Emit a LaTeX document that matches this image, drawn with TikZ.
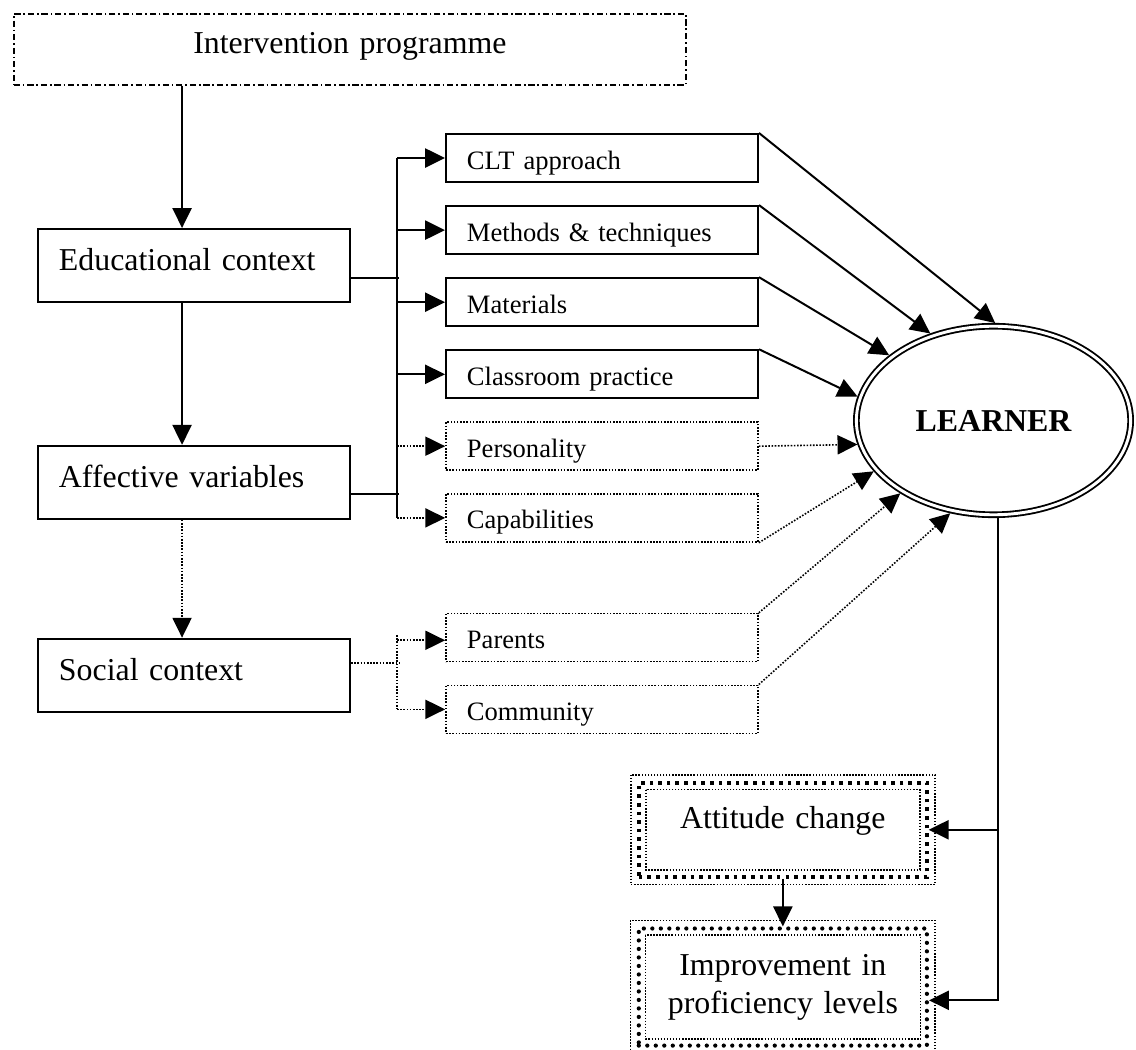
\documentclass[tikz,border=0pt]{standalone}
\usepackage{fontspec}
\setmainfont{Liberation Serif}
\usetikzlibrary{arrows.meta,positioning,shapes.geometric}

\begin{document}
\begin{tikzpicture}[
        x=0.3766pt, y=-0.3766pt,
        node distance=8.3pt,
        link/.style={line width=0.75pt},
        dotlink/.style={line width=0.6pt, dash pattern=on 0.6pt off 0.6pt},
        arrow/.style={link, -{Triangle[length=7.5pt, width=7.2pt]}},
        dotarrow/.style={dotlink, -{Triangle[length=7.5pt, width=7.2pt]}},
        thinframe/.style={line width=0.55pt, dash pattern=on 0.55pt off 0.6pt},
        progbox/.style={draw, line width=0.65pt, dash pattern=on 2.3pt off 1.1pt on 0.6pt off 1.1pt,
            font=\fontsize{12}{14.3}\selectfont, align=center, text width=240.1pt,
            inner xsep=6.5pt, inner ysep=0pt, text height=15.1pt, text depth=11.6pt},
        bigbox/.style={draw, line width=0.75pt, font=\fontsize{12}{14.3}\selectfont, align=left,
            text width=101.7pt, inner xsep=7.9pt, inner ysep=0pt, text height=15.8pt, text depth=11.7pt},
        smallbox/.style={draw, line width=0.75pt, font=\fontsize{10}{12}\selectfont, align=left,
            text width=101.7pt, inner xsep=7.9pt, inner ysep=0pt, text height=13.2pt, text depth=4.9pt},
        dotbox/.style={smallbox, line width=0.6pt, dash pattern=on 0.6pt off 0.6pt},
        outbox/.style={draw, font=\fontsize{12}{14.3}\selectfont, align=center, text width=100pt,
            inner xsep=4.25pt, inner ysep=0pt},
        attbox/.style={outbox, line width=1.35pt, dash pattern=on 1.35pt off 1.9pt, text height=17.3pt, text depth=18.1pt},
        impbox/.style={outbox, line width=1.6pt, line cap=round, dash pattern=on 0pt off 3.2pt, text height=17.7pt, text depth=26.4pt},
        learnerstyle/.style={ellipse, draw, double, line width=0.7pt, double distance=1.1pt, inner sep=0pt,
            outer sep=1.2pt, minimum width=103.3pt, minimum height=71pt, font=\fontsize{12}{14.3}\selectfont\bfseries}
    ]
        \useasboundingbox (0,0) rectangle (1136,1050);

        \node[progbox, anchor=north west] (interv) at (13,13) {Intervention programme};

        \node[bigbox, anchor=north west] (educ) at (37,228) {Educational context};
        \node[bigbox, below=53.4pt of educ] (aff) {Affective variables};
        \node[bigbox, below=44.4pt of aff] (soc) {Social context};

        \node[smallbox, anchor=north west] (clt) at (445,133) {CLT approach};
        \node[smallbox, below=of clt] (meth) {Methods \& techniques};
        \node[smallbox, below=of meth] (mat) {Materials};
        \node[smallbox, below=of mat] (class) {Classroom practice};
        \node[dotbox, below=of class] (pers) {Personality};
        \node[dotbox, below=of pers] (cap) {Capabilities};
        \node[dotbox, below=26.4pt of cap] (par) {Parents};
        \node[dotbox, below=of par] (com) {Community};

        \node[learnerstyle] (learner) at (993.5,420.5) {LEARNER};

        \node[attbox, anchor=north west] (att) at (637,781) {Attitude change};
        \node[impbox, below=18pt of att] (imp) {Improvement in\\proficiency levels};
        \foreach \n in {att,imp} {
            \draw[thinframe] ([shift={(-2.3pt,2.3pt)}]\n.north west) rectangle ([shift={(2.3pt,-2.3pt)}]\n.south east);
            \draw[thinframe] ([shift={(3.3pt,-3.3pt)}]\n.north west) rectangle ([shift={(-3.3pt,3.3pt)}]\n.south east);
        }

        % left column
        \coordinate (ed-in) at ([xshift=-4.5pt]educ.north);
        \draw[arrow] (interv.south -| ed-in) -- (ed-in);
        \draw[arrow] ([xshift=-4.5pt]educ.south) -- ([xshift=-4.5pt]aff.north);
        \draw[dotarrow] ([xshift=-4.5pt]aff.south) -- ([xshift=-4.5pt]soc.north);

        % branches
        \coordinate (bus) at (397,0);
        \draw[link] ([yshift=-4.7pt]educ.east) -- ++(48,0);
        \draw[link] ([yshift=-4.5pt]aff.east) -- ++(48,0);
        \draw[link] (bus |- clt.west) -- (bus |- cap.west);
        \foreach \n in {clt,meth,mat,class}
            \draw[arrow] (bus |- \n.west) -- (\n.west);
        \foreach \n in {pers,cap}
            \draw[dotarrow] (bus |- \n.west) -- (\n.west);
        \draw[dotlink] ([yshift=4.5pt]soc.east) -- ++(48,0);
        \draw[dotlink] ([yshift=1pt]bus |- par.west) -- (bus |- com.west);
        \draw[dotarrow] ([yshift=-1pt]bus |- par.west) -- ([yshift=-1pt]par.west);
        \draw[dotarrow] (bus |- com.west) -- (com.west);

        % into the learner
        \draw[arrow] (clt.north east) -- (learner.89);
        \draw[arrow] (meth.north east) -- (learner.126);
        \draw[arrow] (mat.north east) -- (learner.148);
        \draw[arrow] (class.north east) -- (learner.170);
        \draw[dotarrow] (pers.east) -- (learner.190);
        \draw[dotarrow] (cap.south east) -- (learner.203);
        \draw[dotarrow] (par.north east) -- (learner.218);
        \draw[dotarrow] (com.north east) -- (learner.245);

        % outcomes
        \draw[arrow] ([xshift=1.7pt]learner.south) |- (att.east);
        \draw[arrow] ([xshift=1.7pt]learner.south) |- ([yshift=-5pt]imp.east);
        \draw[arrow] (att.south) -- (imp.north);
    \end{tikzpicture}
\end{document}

● ● ●

**Short task:** Give back every line exactly as it stands, pictures excluded.

**Expected answer:**
Emit a LaTeX document that matches this image, drawn with TikZ.
\documentclass[tikz,border=0pt]{standalone}
\usepackage{fontspec}
\setmainfont{Liberation Serif}
\usetikzlibrary{arrows.meta,positioning,shapes.geometric}

\begin{document}
\begin{tikzpicture}[
        x=0.3766pt, y=-0.3766pt,
        node distance=8.3pt,
        link/.style={line width=0.75pt},
        dotlink/.style={line width=0.6pt, dash pattern=on 0.6pt off 0.6pt},
        arrow/.style={link, -{Triangle[length=7.5pt, width=7.2pt]}},
        dotarrow/.style={dotlink, -{Triangle[length=7.5pt, width=7.2pt]}},
        thinframe/.style={line width=0.55pt, dash pattern=on 0.55pt off 0.6pt},
        progbox/.style={draw, line width=0.65pt, dash pattern=on 2.3pt off 1.1pt on 0.6pt off 1.1pt,
            font=\fontsize{12}{14.3}\selectfont, align=center, text width=240.1pt,
            inner xsep=6.5pt, inner ysep=0pt, text height=15.1pt, text depth=11.6pt},
        bigbox/.style={draw, line width=0.75pt, font=\fontsize{12}{14.3}\selectfont, align=left,
            text width=101.7pt, inner xsep=7.9pt, inner ysep=0pt, text height=15.8pt, text depth=11.7pt},
        smallbox/.style={draw, line width=0.75pt, font=\fontsize{10}{12}\selectfont, align=left,
            text width=101.7pt, inner xsep=7.9pt, inner ysep=0pt, text height=13.2pt, text depth=4.9pt},
        dotbox/.style={smallbox, line width=0.6pt, dash pattern=on 0.6pt off 0.6pt},
        outbox/.style={draw, font=\fontsize{12}{14.3}\selectfont, align=center, text width=100pt,
            inner xsep=4.25pt, inner ysep=0pt},
        attbox/.style={outbox, line width=1.35pt, dash pattern=on 1.35pt off 1.9pt, text height=17.3pt, text depth=18.1pt},
        impbox/.style={outbox, line width=1.6pt, line cap=round, dash pattern=on 0pt off 3.2pt, text height=17.7pt, text depth=26.4pt},
        learnerstyle/.style={ellipse, draw, double, line width=0.7pt, double distance=1.1pt, inner sep=0pt,
            outer sep=1.2pt, minimum width=103.3pt, minimum height=71pt, font=\fontsize{12}{14.3}\selectfont\bfseries}
    ]
        \useasboundingbox (0,0) rectangle (1136,1050);

        \node[progbox, anchor=north west] (interv) at (13,13) {Intervention programme};

        \node[bigbox, anchor=north west] (educ) at (37,228) {Educational context};
        \node[bigbox, below=53.4pt of educ] (aff) {Affective variables};
        \node[bigbox, below=44.4pt of aff] (soc) {Social context};

        \node[smallbox, anchor=north west] (clt) at (445,133) {CLT approach};
        \node[smallbox, below=of clt] (meth) {Methods \& techniques};
        \node[smallbox, below=of meth] (mat) {Materials};
        \node[smallbox, below=of mat] (class) {Classroom practice};
        \node[dotbox, below=of class] (pers) {Personality};
        \node[dotbox, below=of pers] (cap) {Capabilities};
        \node[dotbox, below=26.4pt of cap] (par) {Parents};
        \node[dotbox, below=of par] (com) {Community};

        \node[learnerstyle] (learner) at (993.5,420.5) {LEARNER};

        \node[attbox, anchor=north west] (att) at (637,781) {Attitude change};
        \node[impbox, below=18pt of att] (imp) {Improvement in\\proficiency levels};
        \foreach \n in {att,imp} {
            \draw[thinframe] ([shift={(-2.3pt,2.3pt)}]\n.north west) rectangle ([shift={(2.3pt,-2.3pt)}]\n.south east);
            \draw[thinframe] ([shift={(3.3pt,-3.3pt)}]\n.north west) rectangle ([shift={(-3.3pt,3.3pt)}]\n.south east);
        }

        % left column
        \coordinate (ed-in) at ([xshift=-4.5pt]educ.north);
        \draw[arrow] (interv.south -| ed-in) -- (ed-in);
        \draw[arrow] ([xshift=-4.5pt]educ.south) -- ([xshift=-4.5pt]aff.north);
        \draw[dotarrow] ([xshift=-4.5pt]aff.south) -- ([xshift=-4.5pt]soc.north);

        % branches
        \coordinate (bus) at (397,0);
        \draw[link] ([yshift=-4.7pt]educ.east) -- ++(48,0);
        \draw[link] ([yshift=-4.5pt]aff.east) -- ++(48,0);
        \draw[link] (bus |- clt.west) -- (bus |- cap.west);
        \foreach \n in {clt,meth,mat,class}
            \draw[arrow] (bus |- \n.west) -- (\n.west);
        \foreach \n in {pers,cap}
            \draw[dotarrow] (bus |- \n.west) -- (\n.west);
        \draw[dotlink] ([yshift=4.5pt]soc.east) -- ++(48,0);
        \draw[dotlink] ([yshift=1pt]bus |- par.west) -- (bus |- com.west);
        \draw[dotarrow] ([yshift=-1pt]bus |- par.west) -- ([yshift=-1pt]par.west);
        \draw[dotarrow] (bus |- com.west) -- (com.west);

        % into the learner
        \draw[arrow] (clt.north east) -- (learner.89);
        \draw[arrow] (meth.north east) -- (learner.126);
        \draw[arrow] (mat.north east) -- (learner.148);
        \draw[arrow] (class.north east) -- (learner.170);
        \draw[dotarrow] (pers.east) -- (learner.190);
        \draw[dotarrow] (cap.south east) -- (learner.203);
        \draw[dotarrow] (par.north east) -- (learner.218);
        \draw[dotarrow] (com.north east) -- (learner.245);

        % outcomes
        \draw[arrow] ([xshift=1.7pt]learner.south) |- (att.east);
        \draw[arrow] ([xshift=1.7pt]learner.south) |- ([yshift=-5pt]imp.east);
        \draw[arrow] (att.south) -- (imp.north);
    \end{tikzpicture}
\end{document}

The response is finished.